In 1856 the company "Georgs-Marien-Bergwerks- und Hüttenverein" was founded to erect an iron and steel works in the municipality of Malbergen. It was named after King George V of Hanover who supported industrial development, and his wife Marie. The workers’ housing estates grew and developed to the municipality Georgsmarienhütte. Malbergen became part of Georgsmarienhütte in 1937. In 1970, the municipalities Oesede, Kloster Oesede, Harderberg, Holsten-Mündrup, the southern part of Holzhausen and the "industrial village" Georgsmarienhütte were united to the city Georgsmarienhütte.

The iron and steel works were one of the most important employers south of Osnabrück, employing several thousand people. Since 1923 it belonged to Klöckner Werke AG which suffered severely from the steel crises of the 1990s. In 1993, Klöckner manager Jürgen Großmann bought the steel works for a symbolic amount of money and transformed it to an efficient company which is one of the leading high-grade steel producers in Europe.

Kloster Oesede 

The most important historical building is the church of former convent Kloster Oesede dating from the 12th century. The Benedictine convent was founded by count Ludolf von Oesede (d. 1184) and his wife Thedela for which he donated his castle complex in the first half of the century. The convent gave its name as well to the former settlement Sutorpe. Kloster Oesede now is a part of the city Georgsmarienhütte. The convent was the first one in the district of Osnabrück. The convent’s first prior was Ludolf’s eldest daughter Goda. On January, 15th 1170 conventional life began. The convent became wealthy within the centuries by donations and the nuns' labour. It existed until 1803 when it was secularisated by the Reichsdeputationshauptschluss. The convent buildings from the Middle Ages were taken down between 1790 and 1803. Only the Alte Abtei (Old Abbey) remained. A new two-storey building was erected by Alexander Ludwig von Corvey (1670–1728) in 1723. It still exists and is used for partly parish and school purposes. The former convent’s church in which the donator count Ludolf and his wife were buried now is the Roman Catholic parish church St. Johann. A remarkable detail of the church is the Hagioscope which allowed lepers to join the service from outside. Another hagioscope was exposed nearby in St. Clemens, the monastery’s church in Bad Iburg.

Transportation 
Georgsmarienhütte is served by the Osnabrück–Brackwede railway line which in turn leads to the rest of the country. 
 Oesede station
 Kloster Oesede station
The city of Osnabrück is connected by road to the Autobahn A1,  A30 and A33. In addition, there are regular and frequent bus lines with Osnabrück, as well as the surrounding countryside.

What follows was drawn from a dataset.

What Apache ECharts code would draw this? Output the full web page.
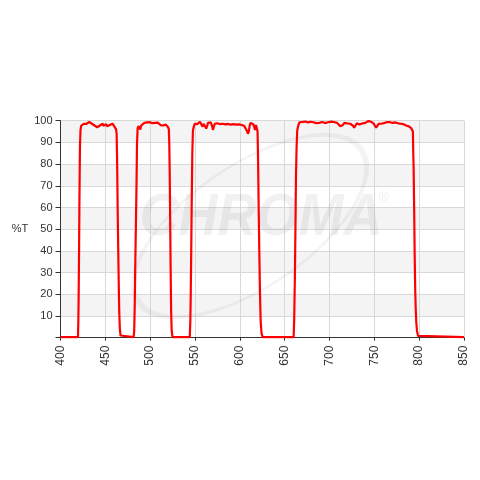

The nearest airport is the Münster Osnabrück International Airport at a distance of 32 kilometers.

Education
All of the types of German grammar schools are represented in the city. In addition to a folk high school, two boarding schools provide adult education in special courses which usually last a few days.

Museums 

Museum Villa Stahmer is a museum of local history. The building was erected in 1900 by factory owner Robert Stahmer. He lived there with his family until 1907. It was in residential use until the end of World War II when it was used by British forces. Since 1947 it was used as an employment agency. In 1980, the museum was opened.

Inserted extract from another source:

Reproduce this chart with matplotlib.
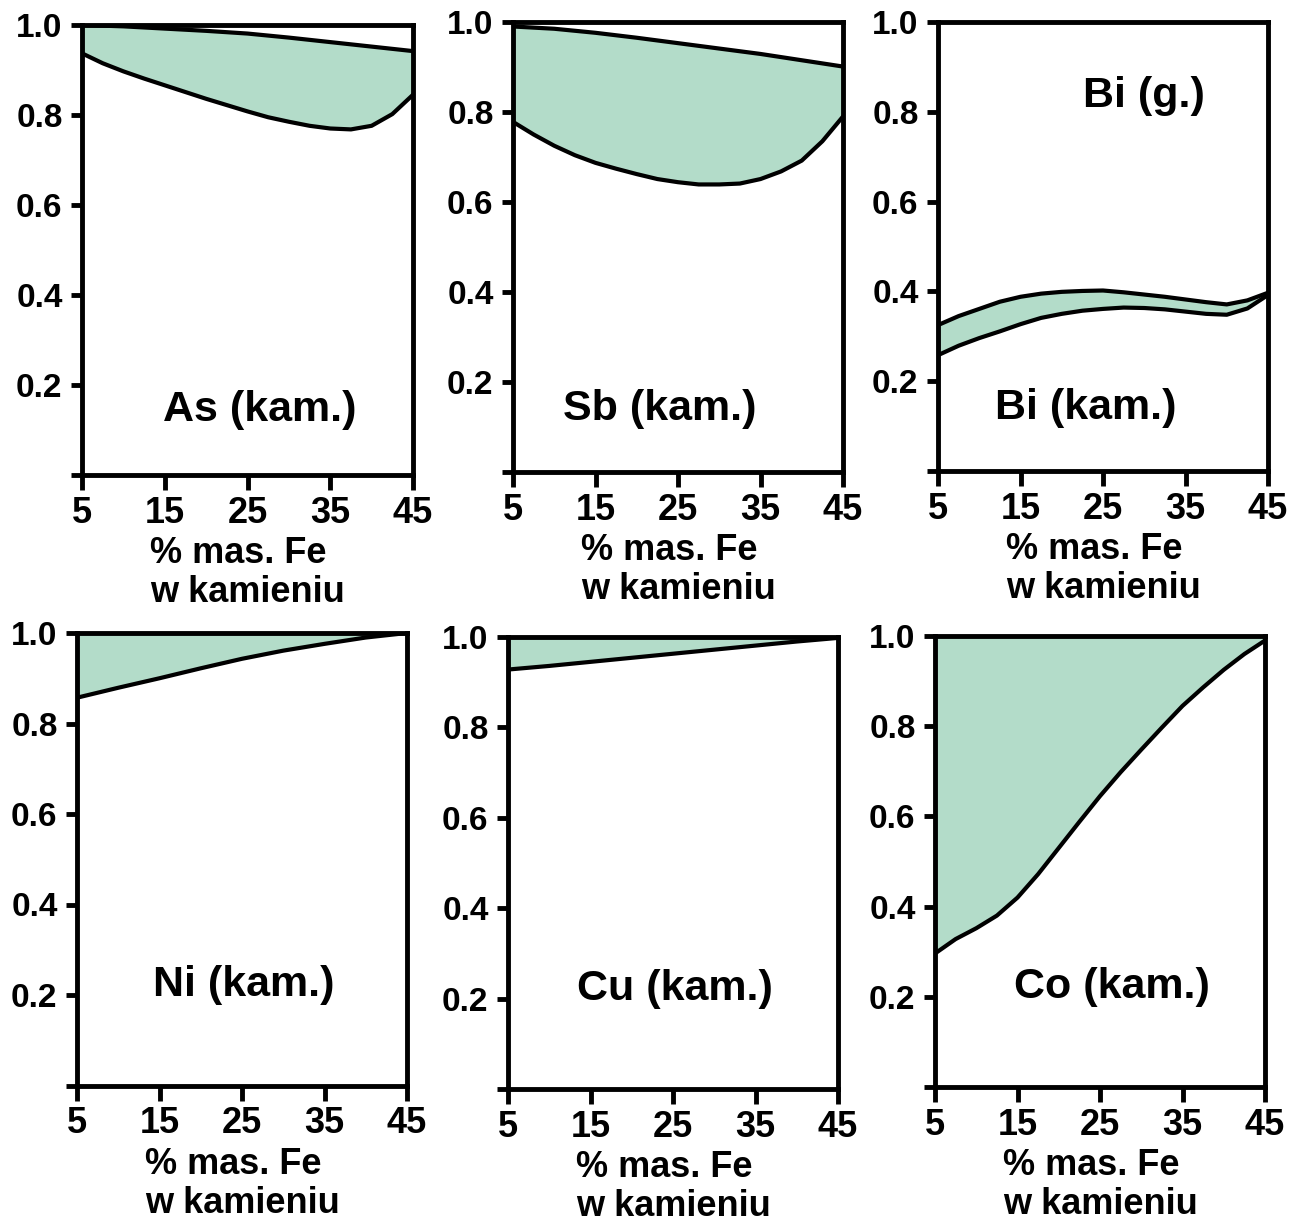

Twin towns – sister cities

Georgsmarienhütte is twinned with:
 Emmen, Netherlands (1965)
 Ramat HaSharon, Israel (1976)
 Gmina Kłodzko, Poland (1998)

Notable people
 Joseph A. Hemann (1816–1897), German-American educator, newspaper publisher, and banker
 Walther Kranz (1884–1960), classical philologist and historian of philosophy
 Susanne Albers (born 1965), theoretical computer scientist
 Christine Adams (born 1974), pole vaulter
 Sascha Weidner (1974–2015), Photographer and artist
 Nicole Brandebusemeyer (born 1974), football defender
 Daniel Thioune (born 1974), footballer
 Richard Spiegelburg (born 1977), pole vaulter
 Silke Spiegelburg (born 1986), pole vaulter
 Alfred Weidler, German-American architect
 Oliver Zapel (born 1968), former footballer and manager

Connected to Georgsmarienhütte 
Georg V of Hanover, (1819–1878) and his wife Marie of Saxe-Altenburg (1818–1907)  gave their names to the firm Georgs-Marien-Bergwerks- and Hüttenverein, founded in 1856, and are thus the namesakes of the present city of Georgsmarienhütte.
 Jan Korte (born 1977), since 2005 a Member of  the Bundestag, grew up in Oesede, Abitur at the Gymnasium Oesede in 1997.